═════ Available records ═════

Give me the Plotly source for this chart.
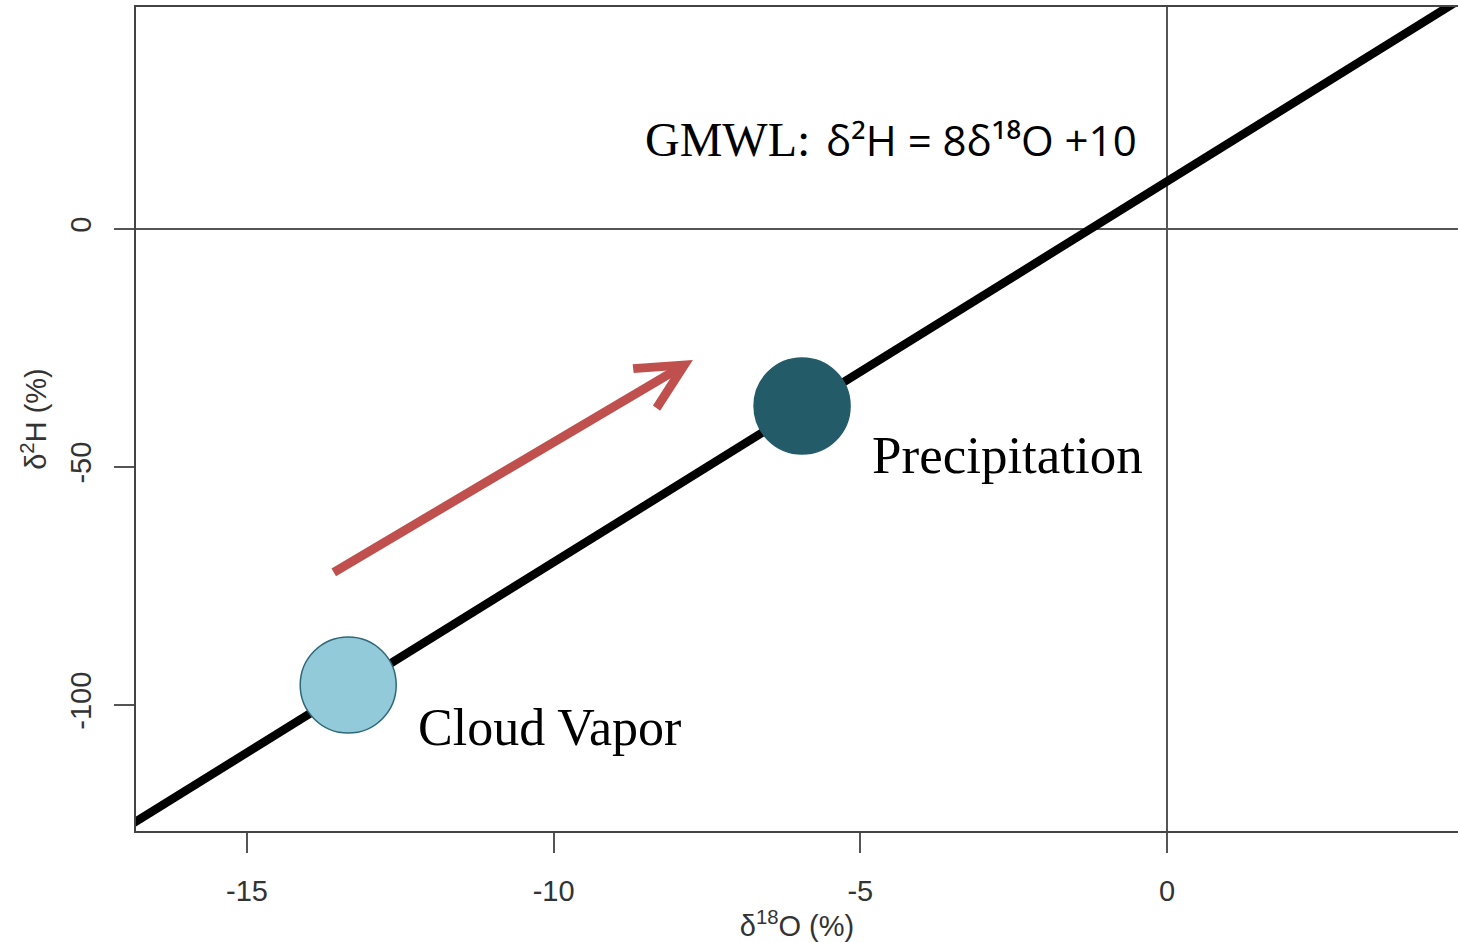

═════
═════ Available records ═════

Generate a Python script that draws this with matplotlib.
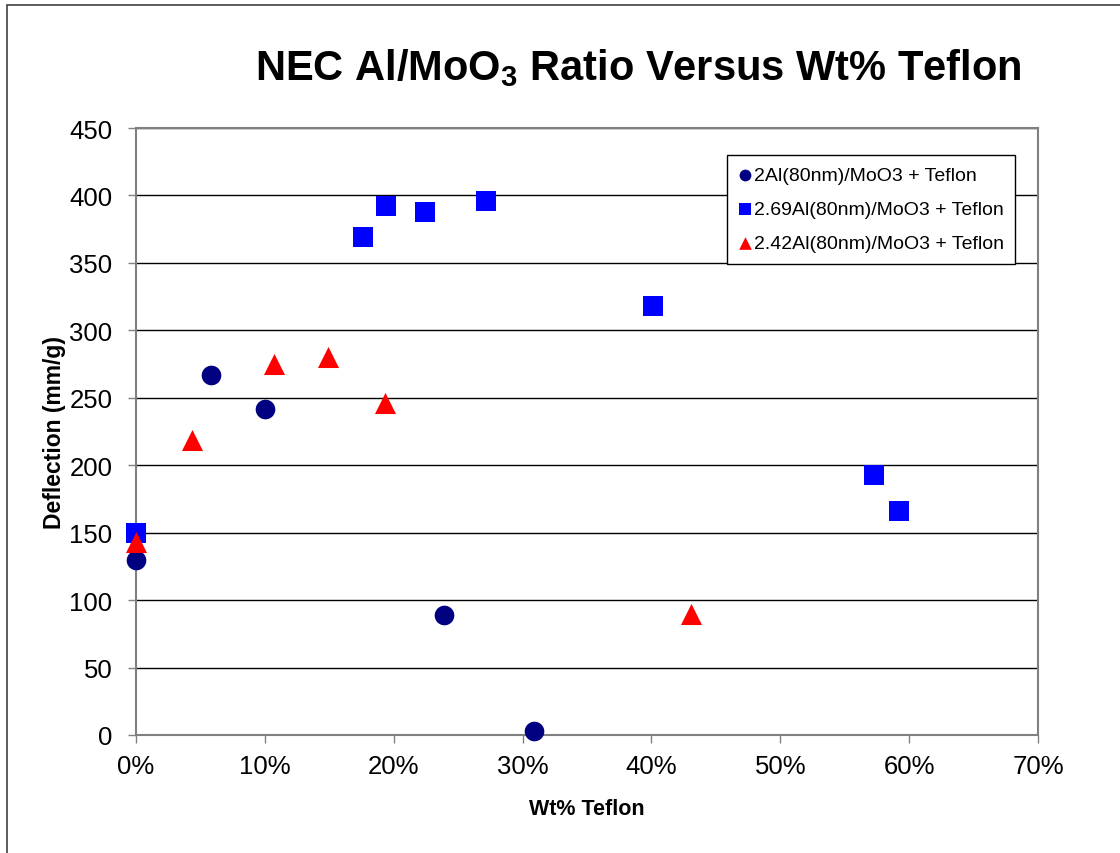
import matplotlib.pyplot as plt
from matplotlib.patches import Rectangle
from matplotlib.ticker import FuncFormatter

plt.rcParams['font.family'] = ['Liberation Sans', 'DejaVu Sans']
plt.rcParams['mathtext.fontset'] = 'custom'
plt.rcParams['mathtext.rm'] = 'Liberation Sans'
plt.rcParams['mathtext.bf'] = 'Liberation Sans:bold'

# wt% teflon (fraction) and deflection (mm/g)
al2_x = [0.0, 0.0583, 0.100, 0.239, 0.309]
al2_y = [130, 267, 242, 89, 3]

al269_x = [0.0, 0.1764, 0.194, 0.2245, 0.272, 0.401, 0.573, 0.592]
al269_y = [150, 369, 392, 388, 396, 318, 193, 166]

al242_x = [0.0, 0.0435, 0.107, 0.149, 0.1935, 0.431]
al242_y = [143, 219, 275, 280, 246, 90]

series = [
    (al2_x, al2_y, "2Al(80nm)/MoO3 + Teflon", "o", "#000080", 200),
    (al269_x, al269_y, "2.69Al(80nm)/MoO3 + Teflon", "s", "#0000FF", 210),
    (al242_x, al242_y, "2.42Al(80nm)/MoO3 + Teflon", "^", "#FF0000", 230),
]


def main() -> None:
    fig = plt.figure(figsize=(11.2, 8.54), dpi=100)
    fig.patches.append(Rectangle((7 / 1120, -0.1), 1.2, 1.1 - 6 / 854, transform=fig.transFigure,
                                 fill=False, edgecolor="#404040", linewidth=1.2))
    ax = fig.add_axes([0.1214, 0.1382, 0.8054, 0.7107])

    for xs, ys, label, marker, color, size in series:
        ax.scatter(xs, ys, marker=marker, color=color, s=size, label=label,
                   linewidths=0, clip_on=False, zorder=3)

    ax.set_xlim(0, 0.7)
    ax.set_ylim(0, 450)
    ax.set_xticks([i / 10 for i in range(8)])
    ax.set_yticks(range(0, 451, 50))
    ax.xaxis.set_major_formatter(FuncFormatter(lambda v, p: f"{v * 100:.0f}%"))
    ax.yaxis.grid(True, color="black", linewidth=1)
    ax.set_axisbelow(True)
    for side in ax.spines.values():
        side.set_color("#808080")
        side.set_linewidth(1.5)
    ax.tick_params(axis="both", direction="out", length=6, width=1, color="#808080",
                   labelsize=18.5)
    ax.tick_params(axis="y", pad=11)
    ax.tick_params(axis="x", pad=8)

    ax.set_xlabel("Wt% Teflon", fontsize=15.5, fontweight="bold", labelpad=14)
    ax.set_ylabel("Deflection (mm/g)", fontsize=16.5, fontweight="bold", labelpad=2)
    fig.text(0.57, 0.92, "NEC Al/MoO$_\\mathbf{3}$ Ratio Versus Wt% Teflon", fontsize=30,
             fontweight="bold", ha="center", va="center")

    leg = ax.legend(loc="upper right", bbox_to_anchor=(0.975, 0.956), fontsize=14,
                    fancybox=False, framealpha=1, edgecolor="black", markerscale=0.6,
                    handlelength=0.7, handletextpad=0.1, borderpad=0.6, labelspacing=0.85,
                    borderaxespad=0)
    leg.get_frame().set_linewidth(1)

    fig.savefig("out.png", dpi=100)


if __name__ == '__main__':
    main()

═════
═════ Available records ═════

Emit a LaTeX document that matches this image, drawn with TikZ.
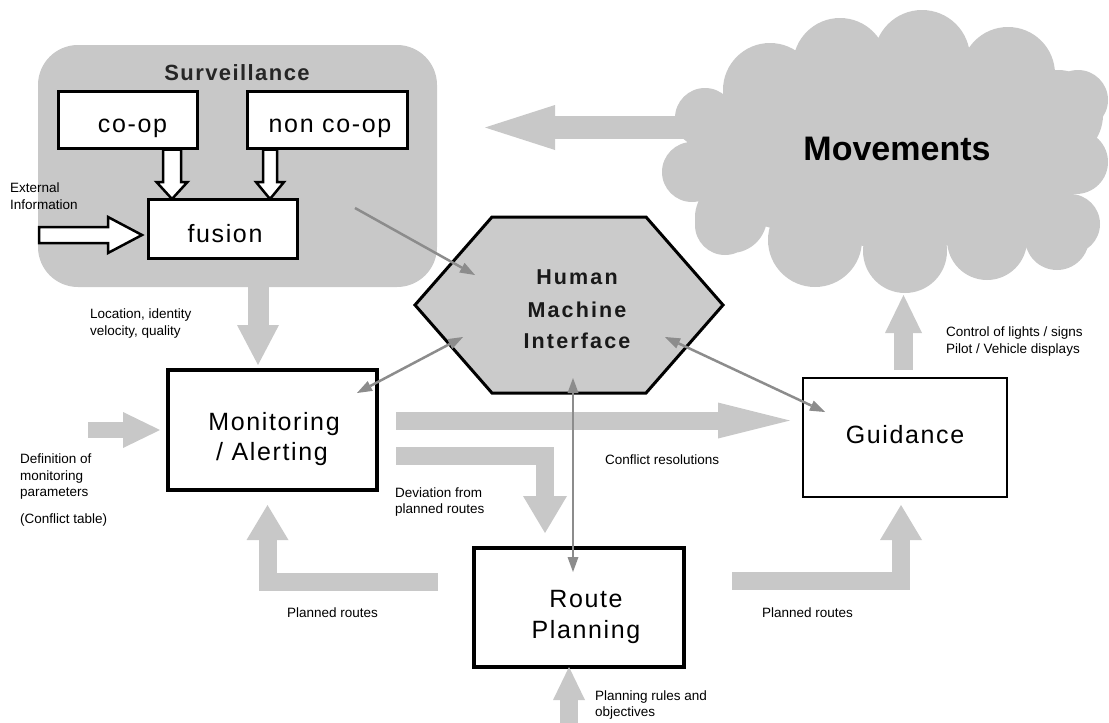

═════

## Your task
Above are the records. Copy only the lines from the one with "Generate a Python" through the one with "ax = fig.add_axes([0.1214, 0.1382, 0.8054, 0.7107])", exactly, with no pictures.

## Written solution
Generate a Python script that draws this with matplotlib.
import matplotlib.pyplot as plt
from matplotlib.patches import Rectangle
from matplotlib.ticker import FuncFormatter

plt.rcParams['font.family'] = ['Liberation Sans', 'DejaVu Sans']
plt.rcParams['mathtext.fontset'] = 'custom'
plt.rcParams['mathtext.rm'] = 'Liberation Sans'
plt.rcParams['mathtext.bf'] = 'Liberation Sans:bold'

# wt% teflon (fraction) and deflection (mm/g)
al2_x = [0.0, 0.0583, 0.100, 0.239, 0.309]
al2_y = [130, 267, 242, 89, 3]

al269_x = [0.0, 0.1764, 0.194, 0.2245, 0.272, 0.401, 0.573, 0.592]
al269_y = [150, 369, 392, 388, 396, 318, 193, 166]

al242_x = [0.0, 0.0435, 0.107, 0.149, 0.1935, 0.431]
al242_y = [143, 219, 275, 280, 246, 90]

series = [
    (al2_x, al2_y, "2Al(80nm)/MoO3 + Teflon", "o", "#000080", 200),
    (al269_x, al269_y, "2.69Al(80nm)/MoO3 + Teflon", "s", "#0000FF", 210),
    (al242_x, al242_y, "2.42Al(80nm)/MoO3 + Teflon", "^", "#FF0000", 230),
]


def main() -> None:
    fig = plt.figure(figsize=(11.2, 8.54), dpi=100)
    fig.patches.append(Rectangle((7 / 1120, -0.1), 1.2, 1.1 - 6 / 854, transform=fig.transFigure,
                                 fill=False, edgecolor="#404040", linewidth=1.2))
    ax = fig.add_axes([0.1214, 0.1382, 0.8054, 0.7107])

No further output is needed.